5 Questions: Working with Open Source Software and Vendors

Submitted by Holly on Wed, 03/10/2010 - 9:13am

Ed. Note: As we prepare for the 2010 Nonprofit Technology Conference, we wanted share a wee bit of the wisdom our speakers will be serving up, so as not to overwhelm you when you get to Atlanta. We're asking them all to share their answers to five very important questions.

Speaker: Gregory Heller, CivicActions

Session: Working with Open Source Software and Vendors

1. What's the most important trend in nonprofit technology for 2010?

Free and Open Source Software. Whether it is on the desktop like Firefox and Open Office or the Ubuntu Linux operating system, or on servers (Linux, Apache, MySQL, PHP) and running CMSs and CRMs (like Drupal and CiviCRM). I think that many nonprofit organizations are looking at these open source tools as they have really matured and been adopted by government and big companies including many fortune 500s. The late 2009 release of the Open Government Directive is really exciting and I'd like to see an analog in the nonprofit community -- an Open Nonprofit Directive if you will, to encourage transparency, participation and collaboration. Of course Twitter and social media in general will continue to be big, and we may see advanced collaboration tools like Google's Wave gain adoption in 2010 as people figure out how to use it.

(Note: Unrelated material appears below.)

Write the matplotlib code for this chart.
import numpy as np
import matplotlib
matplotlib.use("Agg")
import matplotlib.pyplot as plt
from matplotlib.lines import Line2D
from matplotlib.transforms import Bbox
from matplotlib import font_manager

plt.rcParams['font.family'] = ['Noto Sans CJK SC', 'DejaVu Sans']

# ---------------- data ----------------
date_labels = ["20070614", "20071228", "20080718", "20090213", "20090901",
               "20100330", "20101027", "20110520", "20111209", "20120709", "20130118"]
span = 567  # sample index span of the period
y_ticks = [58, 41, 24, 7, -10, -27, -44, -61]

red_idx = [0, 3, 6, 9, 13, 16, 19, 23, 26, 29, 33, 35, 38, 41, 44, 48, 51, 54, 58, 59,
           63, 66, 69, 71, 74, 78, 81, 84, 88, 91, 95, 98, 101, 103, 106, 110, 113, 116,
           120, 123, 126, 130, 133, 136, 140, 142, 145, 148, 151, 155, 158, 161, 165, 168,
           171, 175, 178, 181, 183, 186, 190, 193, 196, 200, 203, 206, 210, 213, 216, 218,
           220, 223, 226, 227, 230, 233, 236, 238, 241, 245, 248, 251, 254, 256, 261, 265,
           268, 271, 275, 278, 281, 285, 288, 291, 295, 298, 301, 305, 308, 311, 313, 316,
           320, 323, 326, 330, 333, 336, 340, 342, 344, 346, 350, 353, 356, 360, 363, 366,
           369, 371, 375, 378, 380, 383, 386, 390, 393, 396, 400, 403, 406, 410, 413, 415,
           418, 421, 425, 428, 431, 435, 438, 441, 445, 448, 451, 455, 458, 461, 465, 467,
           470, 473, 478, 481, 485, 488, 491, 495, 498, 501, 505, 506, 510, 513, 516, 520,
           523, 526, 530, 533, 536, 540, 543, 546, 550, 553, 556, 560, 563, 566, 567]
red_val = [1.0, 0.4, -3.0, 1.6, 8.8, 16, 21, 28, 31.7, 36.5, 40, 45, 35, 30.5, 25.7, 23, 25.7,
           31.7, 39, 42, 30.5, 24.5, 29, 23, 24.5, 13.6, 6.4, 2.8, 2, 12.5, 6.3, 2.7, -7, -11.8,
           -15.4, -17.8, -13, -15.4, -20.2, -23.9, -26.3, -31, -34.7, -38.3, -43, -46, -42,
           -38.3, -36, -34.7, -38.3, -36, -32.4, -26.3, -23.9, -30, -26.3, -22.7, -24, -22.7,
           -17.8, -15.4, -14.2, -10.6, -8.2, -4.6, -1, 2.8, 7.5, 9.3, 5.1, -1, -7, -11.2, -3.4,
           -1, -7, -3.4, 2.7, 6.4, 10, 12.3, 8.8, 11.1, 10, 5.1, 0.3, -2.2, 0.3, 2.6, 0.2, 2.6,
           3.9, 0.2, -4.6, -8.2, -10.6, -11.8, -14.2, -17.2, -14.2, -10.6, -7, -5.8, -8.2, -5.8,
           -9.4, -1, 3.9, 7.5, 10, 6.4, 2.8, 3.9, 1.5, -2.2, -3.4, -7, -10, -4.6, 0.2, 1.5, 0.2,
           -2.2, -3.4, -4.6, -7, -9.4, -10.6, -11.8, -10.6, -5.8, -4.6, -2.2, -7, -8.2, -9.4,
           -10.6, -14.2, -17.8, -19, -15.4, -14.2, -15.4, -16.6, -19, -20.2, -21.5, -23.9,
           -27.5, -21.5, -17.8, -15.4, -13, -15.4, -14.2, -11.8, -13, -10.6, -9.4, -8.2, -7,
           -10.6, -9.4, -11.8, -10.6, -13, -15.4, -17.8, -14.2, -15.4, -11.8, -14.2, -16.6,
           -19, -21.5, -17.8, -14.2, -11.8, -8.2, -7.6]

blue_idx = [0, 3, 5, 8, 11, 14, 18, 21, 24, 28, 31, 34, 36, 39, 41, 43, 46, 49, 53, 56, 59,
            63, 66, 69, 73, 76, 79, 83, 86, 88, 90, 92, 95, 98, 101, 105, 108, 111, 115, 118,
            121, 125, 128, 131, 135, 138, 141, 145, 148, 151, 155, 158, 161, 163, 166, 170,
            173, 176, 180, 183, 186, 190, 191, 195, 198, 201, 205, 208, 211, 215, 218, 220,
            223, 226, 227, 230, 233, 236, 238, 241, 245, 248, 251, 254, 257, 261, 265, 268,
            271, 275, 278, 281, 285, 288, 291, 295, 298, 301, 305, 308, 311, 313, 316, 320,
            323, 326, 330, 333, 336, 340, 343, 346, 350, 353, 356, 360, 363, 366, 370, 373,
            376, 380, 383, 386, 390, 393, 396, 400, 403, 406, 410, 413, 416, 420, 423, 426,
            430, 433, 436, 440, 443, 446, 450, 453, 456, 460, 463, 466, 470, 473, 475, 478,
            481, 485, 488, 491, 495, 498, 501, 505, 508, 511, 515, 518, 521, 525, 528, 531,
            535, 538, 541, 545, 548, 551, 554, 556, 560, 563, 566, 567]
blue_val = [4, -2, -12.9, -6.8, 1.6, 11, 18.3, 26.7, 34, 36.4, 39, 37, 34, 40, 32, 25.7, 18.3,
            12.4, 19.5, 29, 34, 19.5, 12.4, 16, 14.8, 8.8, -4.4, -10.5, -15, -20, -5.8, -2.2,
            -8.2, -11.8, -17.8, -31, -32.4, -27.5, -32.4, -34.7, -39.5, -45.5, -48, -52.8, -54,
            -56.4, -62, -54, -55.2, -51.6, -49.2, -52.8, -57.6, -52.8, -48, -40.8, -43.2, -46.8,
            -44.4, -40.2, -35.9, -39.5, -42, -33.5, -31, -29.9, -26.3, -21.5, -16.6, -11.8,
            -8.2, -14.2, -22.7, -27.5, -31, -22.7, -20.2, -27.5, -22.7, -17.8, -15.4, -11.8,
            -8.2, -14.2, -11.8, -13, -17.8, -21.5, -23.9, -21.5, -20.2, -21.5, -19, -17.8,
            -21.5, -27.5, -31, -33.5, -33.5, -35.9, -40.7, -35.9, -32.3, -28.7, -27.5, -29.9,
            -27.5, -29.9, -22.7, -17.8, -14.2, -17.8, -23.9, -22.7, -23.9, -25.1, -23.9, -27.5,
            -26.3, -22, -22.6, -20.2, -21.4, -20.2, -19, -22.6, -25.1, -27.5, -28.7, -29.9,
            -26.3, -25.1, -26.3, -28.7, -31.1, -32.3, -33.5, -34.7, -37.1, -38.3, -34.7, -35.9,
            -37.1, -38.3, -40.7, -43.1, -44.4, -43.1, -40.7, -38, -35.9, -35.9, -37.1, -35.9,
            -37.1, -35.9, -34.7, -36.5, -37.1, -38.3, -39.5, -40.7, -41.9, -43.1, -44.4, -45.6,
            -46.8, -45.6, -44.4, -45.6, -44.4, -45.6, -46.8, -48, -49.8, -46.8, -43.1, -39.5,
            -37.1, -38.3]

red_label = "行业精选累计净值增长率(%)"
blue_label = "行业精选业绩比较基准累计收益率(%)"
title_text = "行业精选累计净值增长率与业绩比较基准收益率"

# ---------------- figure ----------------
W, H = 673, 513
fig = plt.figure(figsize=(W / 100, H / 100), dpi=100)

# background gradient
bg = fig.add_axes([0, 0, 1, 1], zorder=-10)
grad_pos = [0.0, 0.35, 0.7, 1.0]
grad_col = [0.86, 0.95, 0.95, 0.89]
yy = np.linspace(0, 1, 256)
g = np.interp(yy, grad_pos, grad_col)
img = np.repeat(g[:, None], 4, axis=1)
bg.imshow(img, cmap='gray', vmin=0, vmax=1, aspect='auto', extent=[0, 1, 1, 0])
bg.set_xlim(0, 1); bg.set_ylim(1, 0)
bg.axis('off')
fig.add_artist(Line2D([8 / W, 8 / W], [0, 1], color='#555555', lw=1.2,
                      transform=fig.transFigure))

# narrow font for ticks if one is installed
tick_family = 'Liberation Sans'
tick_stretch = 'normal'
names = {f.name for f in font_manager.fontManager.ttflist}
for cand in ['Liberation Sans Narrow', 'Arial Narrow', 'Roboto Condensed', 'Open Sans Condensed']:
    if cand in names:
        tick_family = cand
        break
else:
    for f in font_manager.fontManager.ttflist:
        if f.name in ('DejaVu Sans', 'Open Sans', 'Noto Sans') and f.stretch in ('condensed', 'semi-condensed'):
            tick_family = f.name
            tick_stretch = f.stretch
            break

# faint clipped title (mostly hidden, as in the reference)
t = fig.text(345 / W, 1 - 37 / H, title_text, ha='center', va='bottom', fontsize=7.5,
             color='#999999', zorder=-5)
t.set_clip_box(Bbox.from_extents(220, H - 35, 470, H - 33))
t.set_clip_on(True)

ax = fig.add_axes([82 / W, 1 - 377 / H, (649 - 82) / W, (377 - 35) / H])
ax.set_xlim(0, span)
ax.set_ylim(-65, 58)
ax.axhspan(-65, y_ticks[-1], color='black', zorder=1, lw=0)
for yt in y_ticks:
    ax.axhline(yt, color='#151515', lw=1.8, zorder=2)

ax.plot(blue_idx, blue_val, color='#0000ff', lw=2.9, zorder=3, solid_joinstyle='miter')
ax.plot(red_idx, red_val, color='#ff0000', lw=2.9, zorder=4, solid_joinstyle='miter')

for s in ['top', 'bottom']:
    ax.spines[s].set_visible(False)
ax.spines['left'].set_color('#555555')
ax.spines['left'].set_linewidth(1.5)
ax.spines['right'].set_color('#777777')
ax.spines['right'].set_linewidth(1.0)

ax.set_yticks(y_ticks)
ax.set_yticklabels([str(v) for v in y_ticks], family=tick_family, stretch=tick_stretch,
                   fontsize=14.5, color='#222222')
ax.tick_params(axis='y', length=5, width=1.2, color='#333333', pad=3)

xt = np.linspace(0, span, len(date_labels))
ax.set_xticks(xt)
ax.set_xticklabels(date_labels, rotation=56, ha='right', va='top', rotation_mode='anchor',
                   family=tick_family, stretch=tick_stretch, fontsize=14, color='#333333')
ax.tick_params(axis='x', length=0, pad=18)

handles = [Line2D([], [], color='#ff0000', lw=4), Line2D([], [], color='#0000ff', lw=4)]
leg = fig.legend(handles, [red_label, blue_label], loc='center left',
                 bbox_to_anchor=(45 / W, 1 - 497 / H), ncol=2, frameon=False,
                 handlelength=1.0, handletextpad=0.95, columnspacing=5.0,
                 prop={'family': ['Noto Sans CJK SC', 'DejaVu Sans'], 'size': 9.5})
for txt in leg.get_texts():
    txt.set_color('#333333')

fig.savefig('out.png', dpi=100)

2. Why do you think your session topic is important for nonprofits to address?

We're in a deep recession. Nonprofit funding is not what it may have been 2 or 3 years ago. When you don't have to pay for proprietary software licenses, or work with only a small group of vendors providing proprietary tools, I think there are great values to be found. Last year's Keynote speaker Eben Moglin talked about the morality of free and open source software and what he really identified as a moral imperative for nonprofit organizations to spend their limited resources advancing FOSS rather than boosting profits at proprietary software companies. My session, "Working With Open Source Software and Vendors", will give non profit decisions makers an idea of how to identify and work with open source vendors and tools and provide an opportunity for them to ask questions of vendors, software project developers and people like them who have gone down this road already.

3. What's the one thing you want attendees to remember from your session?

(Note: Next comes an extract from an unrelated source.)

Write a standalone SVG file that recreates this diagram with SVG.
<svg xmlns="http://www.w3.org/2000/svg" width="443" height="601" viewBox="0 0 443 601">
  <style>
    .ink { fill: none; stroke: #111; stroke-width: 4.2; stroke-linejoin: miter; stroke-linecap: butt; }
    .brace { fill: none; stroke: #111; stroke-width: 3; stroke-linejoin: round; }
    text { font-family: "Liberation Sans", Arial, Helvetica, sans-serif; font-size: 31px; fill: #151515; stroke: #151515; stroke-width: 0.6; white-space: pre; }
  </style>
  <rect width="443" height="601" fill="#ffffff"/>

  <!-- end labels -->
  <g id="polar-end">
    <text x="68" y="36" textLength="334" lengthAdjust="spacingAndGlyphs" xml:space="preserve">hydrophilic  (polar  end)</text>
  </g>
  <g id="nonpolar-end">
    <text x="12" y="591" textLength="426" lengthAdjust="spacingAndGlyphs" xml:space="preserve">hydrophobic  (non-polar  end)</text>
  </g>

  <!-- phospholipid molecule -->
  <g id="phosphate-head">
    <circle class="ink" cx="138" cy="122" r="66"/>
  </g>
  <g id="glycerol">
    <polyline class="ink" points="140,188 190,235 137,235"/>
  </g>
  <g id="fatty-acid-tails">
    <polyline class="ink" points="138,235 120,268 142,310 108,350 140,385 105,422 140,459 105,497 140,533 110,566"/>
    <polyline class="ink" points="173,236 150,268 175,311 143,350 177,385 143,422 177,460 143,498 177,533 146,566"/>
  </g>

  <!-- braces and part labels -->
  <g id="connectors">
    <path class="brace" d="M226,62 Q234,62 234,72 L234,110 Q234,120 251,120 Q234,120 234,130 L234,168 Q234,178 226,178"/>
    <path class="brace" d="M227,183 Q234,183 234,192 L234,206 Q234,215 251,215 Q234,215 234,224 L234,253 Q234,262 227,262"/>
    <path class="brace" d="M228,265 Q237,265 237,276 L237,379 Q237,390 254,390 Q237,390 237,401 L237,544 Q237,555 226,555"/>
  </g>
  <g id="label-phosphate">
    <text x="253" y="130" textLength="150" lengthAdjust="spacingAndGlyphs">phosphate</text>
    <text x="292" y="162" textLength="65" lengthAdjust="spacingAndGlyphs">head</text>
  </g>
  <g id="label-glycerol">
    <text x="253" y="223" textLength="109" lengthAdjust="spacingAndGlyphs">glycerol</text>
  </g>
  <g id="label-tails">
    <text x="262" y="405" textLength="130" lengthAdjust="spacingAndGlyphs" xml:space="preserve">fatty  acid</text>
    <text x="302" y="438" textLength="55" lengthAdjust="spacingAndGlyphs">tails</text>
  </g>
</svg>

Free and Open Source Software is mature, robust and enterprise ready. Choosing the right vendor for your organization is important as your vendor will, in a big way, define your experience of the tools. That's two things, and they should remember them both!

4. Which Muppet do you most identify with and why?

Gonzo. Gonzo is an entertainer, a showman, and a daredevil. I like to take the stage, show off new and exciting technologies, and every once in a while, get fired out of a cannon. Gonzo was also a traveling plumber, and that is something I can identify with. Over the last four years or so, I've traveled to work with many clients helping them unclog the the internet strategy "tubes" and get things flowing.